§ **STATED GOAL**: Write out the full listing exactly as given, minus the images.

—————

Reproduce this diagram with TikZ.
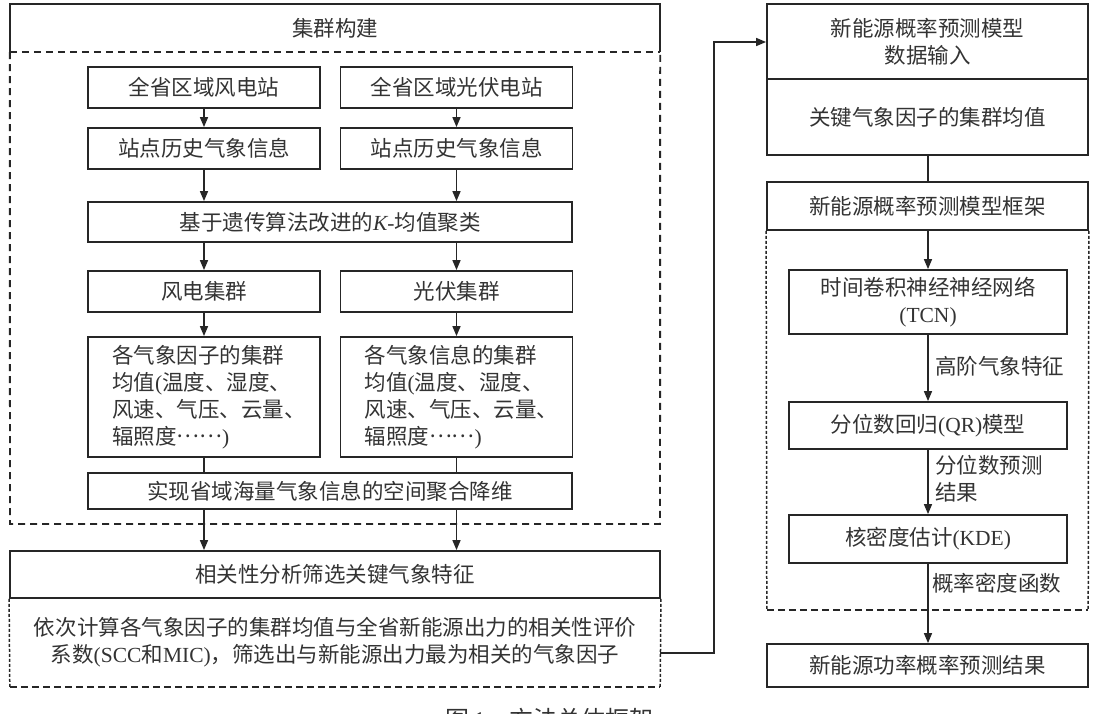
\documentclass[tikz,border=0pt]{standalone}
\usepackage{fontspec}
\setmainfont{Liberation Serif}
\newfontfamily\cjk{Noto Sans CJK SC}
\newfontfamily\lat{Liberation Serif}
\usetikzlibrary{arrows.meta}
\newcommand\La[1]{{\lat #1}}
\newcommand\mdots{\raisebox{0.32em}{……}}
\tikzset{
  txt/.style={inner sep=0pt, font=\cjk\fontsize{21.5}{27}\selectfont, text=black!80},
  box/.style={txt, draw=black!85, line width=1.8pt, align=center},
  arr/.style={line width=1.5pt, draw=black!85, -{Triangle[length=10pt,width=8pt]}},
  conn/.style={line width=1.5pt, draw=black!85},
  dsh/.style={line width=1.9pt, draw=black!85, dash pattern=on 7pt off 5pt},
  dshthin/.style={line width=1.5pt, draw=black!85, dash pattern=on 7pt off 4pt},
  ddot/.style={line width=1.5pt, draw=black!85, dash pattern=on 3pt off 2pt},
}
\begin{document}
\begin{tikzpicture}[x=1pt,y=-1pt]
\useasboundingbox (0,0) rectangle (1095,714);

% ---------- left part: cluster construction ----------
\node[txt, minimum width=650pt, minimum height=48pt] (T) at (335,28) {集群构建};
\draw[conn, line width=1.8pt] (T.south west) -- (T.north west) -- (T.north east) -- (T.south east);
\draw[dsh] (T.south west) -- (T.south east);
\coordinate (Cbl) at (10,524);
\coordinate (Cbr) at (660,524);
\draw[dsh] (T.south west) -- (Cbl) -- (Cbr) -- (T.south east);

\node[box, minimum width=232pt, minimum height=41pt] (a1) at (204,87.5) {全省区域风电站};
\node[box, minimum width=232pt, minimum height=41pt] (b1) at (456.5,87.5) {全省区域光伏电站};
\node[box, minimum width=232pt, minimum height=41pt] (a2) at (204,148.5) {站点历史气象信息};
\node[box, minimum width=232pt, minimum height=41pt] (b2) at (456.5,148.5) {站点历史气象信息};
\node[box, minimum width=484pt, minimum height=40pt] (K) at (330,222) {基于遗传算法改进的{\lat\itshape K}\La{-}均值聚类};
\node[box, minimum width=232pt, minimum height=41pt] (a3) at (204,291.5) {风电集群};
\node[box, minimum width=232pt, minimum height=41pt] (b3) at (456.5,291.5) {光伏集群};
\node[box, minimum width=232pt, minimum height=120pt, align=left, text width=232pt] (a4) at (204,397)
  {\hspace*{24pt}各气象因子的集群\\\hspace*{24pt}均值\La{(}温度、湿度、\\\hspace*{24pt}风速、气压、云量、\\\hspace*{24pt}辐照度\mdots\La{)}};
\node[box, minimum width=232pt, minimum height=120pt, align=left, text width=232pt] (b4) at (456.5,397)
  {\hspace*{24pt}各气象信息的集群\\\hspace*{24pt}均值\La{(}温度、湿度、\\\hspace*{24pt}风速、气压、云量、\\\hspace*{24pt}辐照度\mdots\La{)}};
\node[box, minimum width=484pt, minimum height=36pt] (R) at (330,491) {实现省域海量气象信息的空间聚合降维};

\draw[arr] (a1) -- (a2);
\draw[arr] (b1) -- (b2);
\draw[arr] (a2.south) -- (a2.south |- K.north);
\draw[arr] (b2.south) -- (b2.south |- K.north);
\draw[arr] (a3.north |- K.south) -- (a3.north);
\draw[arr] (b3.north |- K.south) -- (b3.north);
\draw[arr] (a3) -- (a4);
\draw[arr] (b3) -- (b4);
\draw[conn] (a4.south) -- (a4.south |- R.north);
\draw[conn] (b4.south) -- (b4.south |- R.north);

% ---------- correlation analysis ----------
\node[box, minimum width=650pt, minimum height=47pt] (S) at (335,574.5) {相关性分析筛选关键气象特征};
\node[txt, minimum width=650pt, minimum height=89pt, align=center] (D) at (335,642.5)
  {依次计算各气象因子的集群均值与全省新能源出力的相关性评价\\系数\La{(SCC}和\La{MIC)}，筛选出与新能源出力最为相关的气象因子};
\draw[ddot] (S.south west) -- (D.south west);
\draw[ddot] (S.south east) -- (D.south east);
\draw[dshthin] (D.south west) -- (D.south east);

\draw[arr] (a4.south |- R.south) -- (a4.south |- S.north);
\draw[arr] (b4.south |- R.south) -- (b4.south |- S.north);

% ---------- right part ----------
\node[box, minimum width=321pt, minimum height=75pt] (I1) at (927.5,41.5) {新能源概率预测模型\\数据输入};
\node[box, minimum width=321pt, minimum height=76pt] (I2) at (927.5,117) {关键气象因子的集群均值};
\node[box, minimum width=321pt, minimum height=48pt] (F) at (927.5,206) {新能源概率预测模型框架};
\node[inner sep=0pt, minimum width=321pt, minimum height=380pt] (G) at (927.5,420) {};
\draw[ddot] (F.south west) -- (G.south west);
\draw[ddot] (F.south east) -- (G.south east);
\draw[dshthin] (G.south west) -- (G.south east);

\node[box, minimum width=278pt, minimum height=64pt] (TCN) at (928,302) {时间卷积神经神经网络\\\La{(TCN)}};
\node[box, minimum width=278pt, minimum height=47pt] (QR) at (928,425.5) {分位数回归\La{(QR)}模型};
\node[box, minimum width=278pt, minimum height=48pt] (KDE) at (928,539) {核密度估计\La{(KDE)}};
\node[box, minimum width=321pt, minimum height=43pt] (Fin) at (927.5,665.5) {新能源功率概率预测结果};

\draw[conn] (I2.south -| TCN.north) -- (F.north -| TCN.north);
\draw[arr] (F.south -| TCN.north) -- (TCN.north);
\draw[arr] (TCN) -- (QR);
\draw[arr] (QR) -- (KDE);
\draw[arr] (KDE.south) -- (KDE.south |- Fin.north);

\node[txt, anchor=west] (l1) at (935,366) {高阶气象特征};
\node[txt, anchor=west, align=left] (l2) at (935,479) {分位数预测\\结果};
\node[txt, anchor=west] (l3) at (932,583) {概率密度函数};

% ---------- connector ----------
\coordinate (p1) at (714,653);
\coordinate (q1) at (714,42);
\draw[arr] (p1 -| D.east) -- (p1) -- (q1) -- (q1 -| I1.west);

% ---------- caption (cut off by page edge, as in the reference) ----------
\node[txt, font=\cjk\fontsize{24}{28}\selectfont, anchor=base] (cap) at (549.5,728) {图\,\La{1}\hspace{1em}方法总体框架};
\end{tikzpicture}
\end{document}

—————

§ **REPLY**:
Reproduce this diagram with TikZ.
\documentclass[tikz,border=0pt]{standalone}
\usepackage{fontspec}
\setmainfont{Liberation Serif}
\newfontfamily\cjk{Noto Sans CJK SC}
\newfontfamily\lat{Liberation Serif}
\usetikzlibrary{arrows.meta}
\newcommand\La[1]{{\lat #1}}
\newcommand\mdots{\raisebox{0.32em}{……}}
\tikzset{
  txt/.style={inner sep=0pt, font=\cjk\fontsize{21.5}{27}\selectfont, text=black!80},
  box/.style={txt, draw=black!85, line width=1.8pt, align=center},
  arr/.style={line width=1.5pt, draw=black!85, -{Triangle[length=10pt,width=8pt]}},
  conn/.style={line width=1.5pt, draw=black!85},
  dsh/.style={line width=1.9pt, draw=black!85, dash pattern=on 7pt off 5pt},
  dshthin/.style={line width=1.5pt, draw=black!85, dash pattern=on 7pt off 4pt},
  ddot/.style={line width=1.5pt, draw=black!85, dash pattern=on 3pt off 2pt},
}
\begin{document}
\begin{tikzpicture}[x=1pt,y=-1pt]
\useasboundingbox (0,0) rectangle (1095,714);

% ---------- left part: cluster construction ----------
\node[txt, minimum width=650pt, minimum height=48pt] (T) at (335,28) {集群构建};
\draw[conn, line width=1.8pt] (T.south west) -- (T.north west) -- (T.north east) -- (T.south east);
\draw[dsh] (T.south west) -- (T.south east);
\coordinate (Cbl) at (10,524);
\coordinate (Cbr) at (660,524);
\draw[dsh] (T.south west) -- (Cbl) -- (Cbr) -- (T.south east);

\node[box, minimum width=232pt, minimum height=41pt] (a1) at (204,87.5) {全省区域风电站};
\node[box, minimum width=232pt, minimum height=41pt] (b1) at (456.5,87.5) {全省区域光伏电站};
\node[box, minimum width=232pt, minimum height=41pt] (a2) at (204,148.5) {站点历史气象信息};
\node[box, minimum width=232pt, minimum height=41pt] (b2) at (456.5,148.5) {站点历史气象信息};
\node[box, minimum width=484pt, minimum height=40pt] (K) at (330,222) {基于遗传算法改进的{\lat\itshape K}\La{-}均值聚类};
\node[box, minimum width=232pt, minimum height=41pt] (a3) at (204,291.5) {风电集群};
\node[box, minimum width=232pt, minimum height=41pt] (b3) at (456.5,291.5) {光伏集群};
\node[box, minimum width=232pt, minimum height=120pt, align=left, text width=232pt] (a4) at (204,397)
  {\hspace*{24pt}各气象因子的集群\\\hspace*{24pt}均值\La{(}温度、湿度、\\\hspace*{24pt}风速、气压、云量、\\\hspace*{24pt}辐照度\mdots\La{)}};
\node[box, minimum width=232pt, minimum height=120pt, align=left, text width=232pt] (b4) at (456.5,397)
  {\hspace*{24pt}各气象信息的集群\\\hspace*{24pt}均值\La{(}温度、湿度、\\\hspace*{24pt}风速、气压、云量、\\\hspace*{24pt}辐照度\mdots\La{)}};
\node[box, minimum width=484pt, minimum height=36pt] (R) at (330,491) {实现省域海量气象信息的空间聚合降维};

\draw[arr] (a1) -- (a2);
\draw[arr] (b1) -- (b2);
\draw[arr] (a2.south) -- (a2.south |- K.north);
\draw[arr] (b2.south) -- (b2.south |- K.north);
\draw[arr] (a3.north |- K.south) -- (a3.north);
\draw[arr] (b3.north |- K.south) -- (b3.north);
\draw[arr] (a3) -- (a4);
\draw[arr] (b3) -- (b4);
\draw[conn] (a4.south) -- (a4.south |- R.north);
\draw[conn] (b4.south) -- (b4.south |- R.north);

% ---------- correlation analysis ----------
\node[box, minimum width=650pt, minimum height=47pt] (S) at (335,574.5) {相关性分析筛选关键气象特征};
\node[txt, minimum width=650pt, minimum height=89pt, align=center] (D) at (335,642.5)
  {依次计算各气象因子的集群均值与全省新能源出力的相关性评价\\系数\La{(SCC}和\La{MIC)}，筛选出与新能源出力最为相关的气象因子};
\draw[ddot] (S.south west) -- (D.south west);
\draw[ddot] (S.south east) -- (D.south east);
\draw[dshthin] (D.south west) -- (D.south east);

\draw[arr] (a4.south |- R.south) -- (a4.south |- S.north);
\draw[arr] (b4.south |- R.south) -- (b4.south |- S.north);

% ---------- right part ----------
\node[box, minimum width=321pt, minimum height=75pt] (I1) at (927.5,41.5) {新能源概率预测模型\\数据输入};
\node[box, minimum width=321pt, minimum height=76pt] (I2) at (927.5,117) {关键气象因子的集群均值};
\node[box, minimum width=321pt, minimum height=48pt] (F) at (927.5,206) {新能源概率预测模型框架};
\node[inner sep=0pt, minimum width=321pt, minimum height=380pt] (G) at (927.5,420) {};
\draw[ddot] (F.south west) -- (G.south west);
\draw[ddot] (F.south east) -- (G.south east);
\draw[dshthin] (G.south west) -- (G.south east);

\node[box, minimum width=278pt, minimum height=64pt] (TCN) at (928,302) {时间卷积神经神经网络\\\La{(TCN)}};
\node[box, minimum width=278pt, minimum height=47pt] (QR) at (928,425.5) {分位数回归\La{(QR)}模型};
\node[box, minimum width=278pt, minimum height=48pt] (KDE) at (928,539) {核密度估计\La{(KDE)}};
\node[box, minimum width=321pt, minimum height=43pt] (Fin) at (927.5,665.5) {新能源功率概率预测结果};

\draw[conn] (I2.south -| TCN.north) -- (F.north -| TCN.north);
\draw[arr] (F.south -| TCN.north) -- (TCN.north);
\draw[arr] (TCN) -- (QR);
\draw[arr] (QR) -- (KDE);
\draw[arr] (KDE.south) -- (KDE.south |- Fin.north);

\node[txt, anchor=west] (l1) at (935,366) {高阶气象特征};
\node[txt, anchor=west, align=left] (l2) at (935,479) {分位数预测\\结果};
\node[txt, anchor=west] (l3) at (932,583) {概率密度函数};

% ---------- connector ----------
\coordinate (p1) at (714,653);
\coordinate (q1) at (714,42);
\draw[arr] (p1 -| D.east) -- (p1) -- (q1) -- (q1 -| I1.west);

% ---------- caption (cut off by page edge, as in the reference) ----------
\node[txt, font=\cjk\fontsize{24}{28}\selectfont, anchor=base] (cap) at (549.5,728) {图\,\La{1}\hspace{1em}方法总体框架};
\end{tikzpicture}
\end{document}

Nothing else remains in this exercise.